Ellis Short must spend £20m – it’s peanuts compared to windfall that will come his way

editorial image

There has been little or no return on the £250million Ellis Short has invested in Sunderland over the last seven years.

No-one can justifiably accuse Short of being tight.

He’s seen his millions squandered by a conveyor belt of managers, yet Sunderland have only fleetingly threatened to be a side who can break the pattern of annual relegation battles and fulfil that oh-so-coveted objective of mid-table stability.

Even if supporters don’t understand – or accept – the principles of Financial Fair Play while the spending of their bottom half rivals appears to go unchecked, Short is right to be looking for Sunderland to ultimately be a self-sufficient business.

But in this window – of all windows – the purse strings needed to be loosened over the next three weeks.

The sharp rise in income from the new £5billion television deal next summer has very clear financial implications for any sides who are not on the Premier League gravy train.

A further outlay of £20m or so is peanuts compared to the windfall which comes with Premier League football next season

And in turn, it would be mindlessly bad business to look for season-saving signings in January, when the price tags of any potential targets will rise sharply.

Sunderland have splashed out almost £20m in this window and are still paying out instalments on previous transfers.

But Sunderland have recouped £9m from the sale of Connor Wickham.

In Premier League terms, their spending this summer has been modest.

Dick Advocaat

Dick Advocaat

They badly need to make a couple of further investments along the lines of the £8m spent on Jeremain Lens if they are serious about avoiding another nail-biter with the drop.

An additional outlay of £20m or so is peanuts compared to the windfall which comes with Premier League football next season.

Saying that, the concern at the King Power Stadium was that even if Sunderland had brought in another couple of extra players in time for the start of the season, would it have made a difference?

A defeat which was far more miserable than the 4-2 scoreline suggested, was not solely to do with a lack of quality.

Sunderland couldn’t even muster the basics as they capitulated after the softly-conceded opening goal.

For one, Leicester were a couple of yards quicker.

On the opening day of the season, players will inevitably be striving for their peak level of match sharpness. But worryingly, Leicester simply looked fitter. Why?

Surely it’s not just coincidence that all of Leicester’s pre-season friendlies were on these shores, while Sunderland were competing in jet-lagged encounters on the other side of the Atlantic.

It wasn’t just that Leicester were first to the 50-50s or were a couple of yards quicker across the turf though. The Foxes were able to take advantage of an utter lack of organisation and cohesion in Sunderland’s ranks.

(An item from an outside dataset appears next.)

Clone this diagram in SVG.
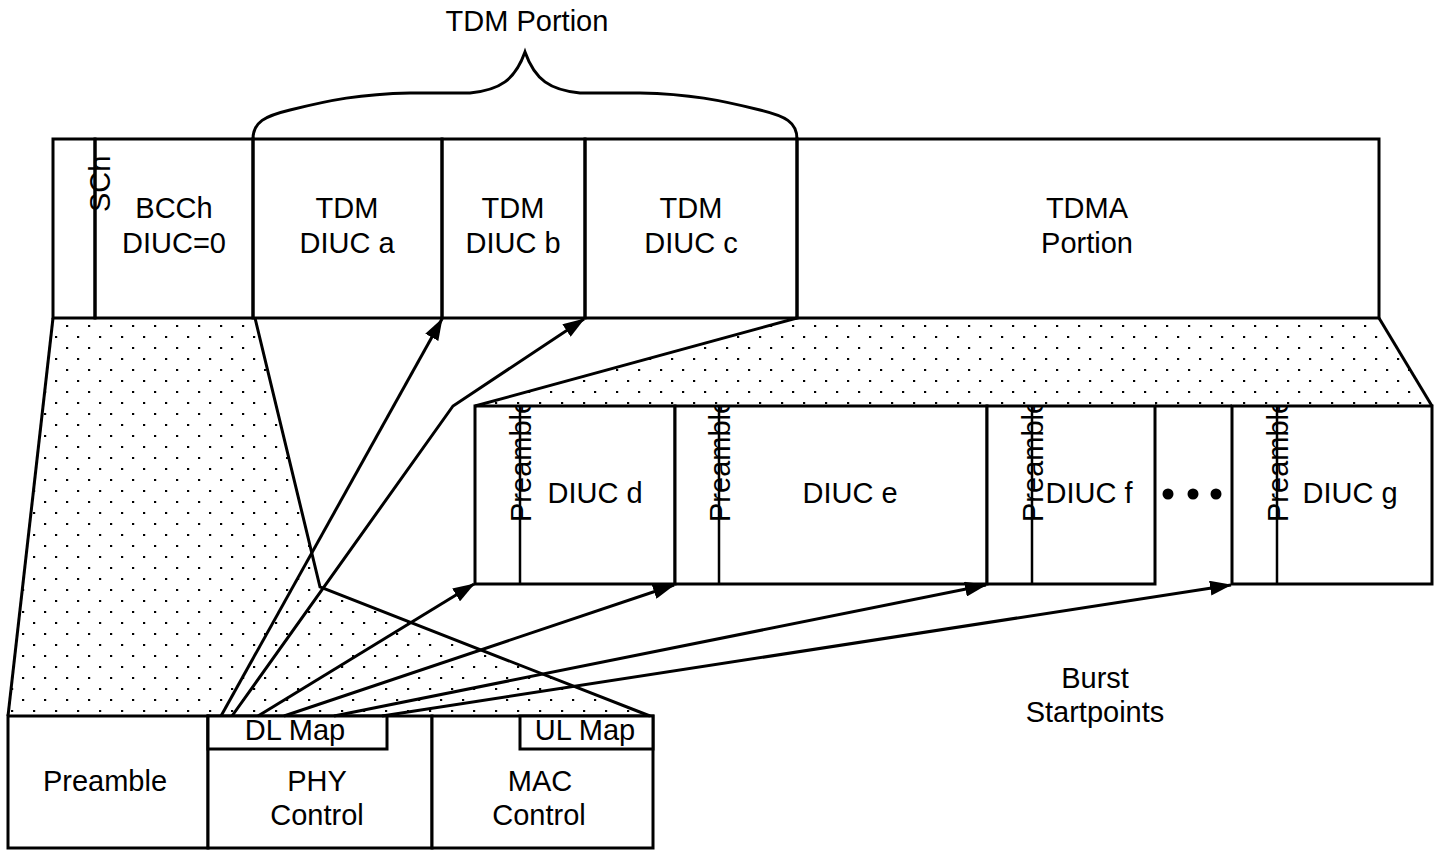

Dick Advocaat wants to play with rampaging full-backs, yet that leaves a responsibility on the midfielders to add an extra layer of protection. That was never evident on Saturday.

Leicester utterly dominated in the middle of the park. On this evidence, new signing Yann M’Vila isn’t going to have to fight particularly hard to get a place in the starting XI.

But it was the raggedness of the back-line which proved fatal. One Sunderland fan remarked on Twitter yesterday that Advocaat’s side looked as if they were playing a 2-7-1 formation.

Billy Jones – and replacement Adam Matthews for that matter – was regularly caught out of position in attempting to combat Leicester’s wing-backs, and was frighteningly unreliable on the ball.

On the opposite flank, Patrick van Aanholt showed no responsibility or inclination to fulfil his defensive duties and it left acres for dangermen Riyad Mahrez and Jamie Vardy to run in behind.

Vardy loves nothing more than to run and chase, so why on earth give him the room to do that?

For the vast majority of the second half, van Aanholt was playing as a left-winger and neither of the exposed, rusty cente-halves Younes Kaboul or Sebastian Coates showed an inclination to issue a rollicking and order him to stay back.

The organisational qualities of John O’Shea were badly, badly missed and Advocaat will surely have to contemplate restoring the captain to the starting line-up against Norwich City.

It’s hardly the first time van Aanholt has been defensively susceptible though and if there is a left-back available this month (Marcos Alonso anyone?) then you wonder if Sunderland will make a move.

Considering the defensive ranks have already been ‘strengthened’, Sunderland hardly gave any encouragement that they are any better in that department.

Jermain Defoe was the one Sunderland player to emerge with any credit, yet he is not a frontman capable of leading the line in Advocaat’s favoured 4-3-3 and that is still a priority for the remainder of this window.

So too is a midfielder capable of controlling a game.

There was no control from Sunderland on the opening day, it was kamikaze football.

But there can be no papering over the cracks now from a few misleading results early in the campaign. Sunderland’s players clearly need some extra help.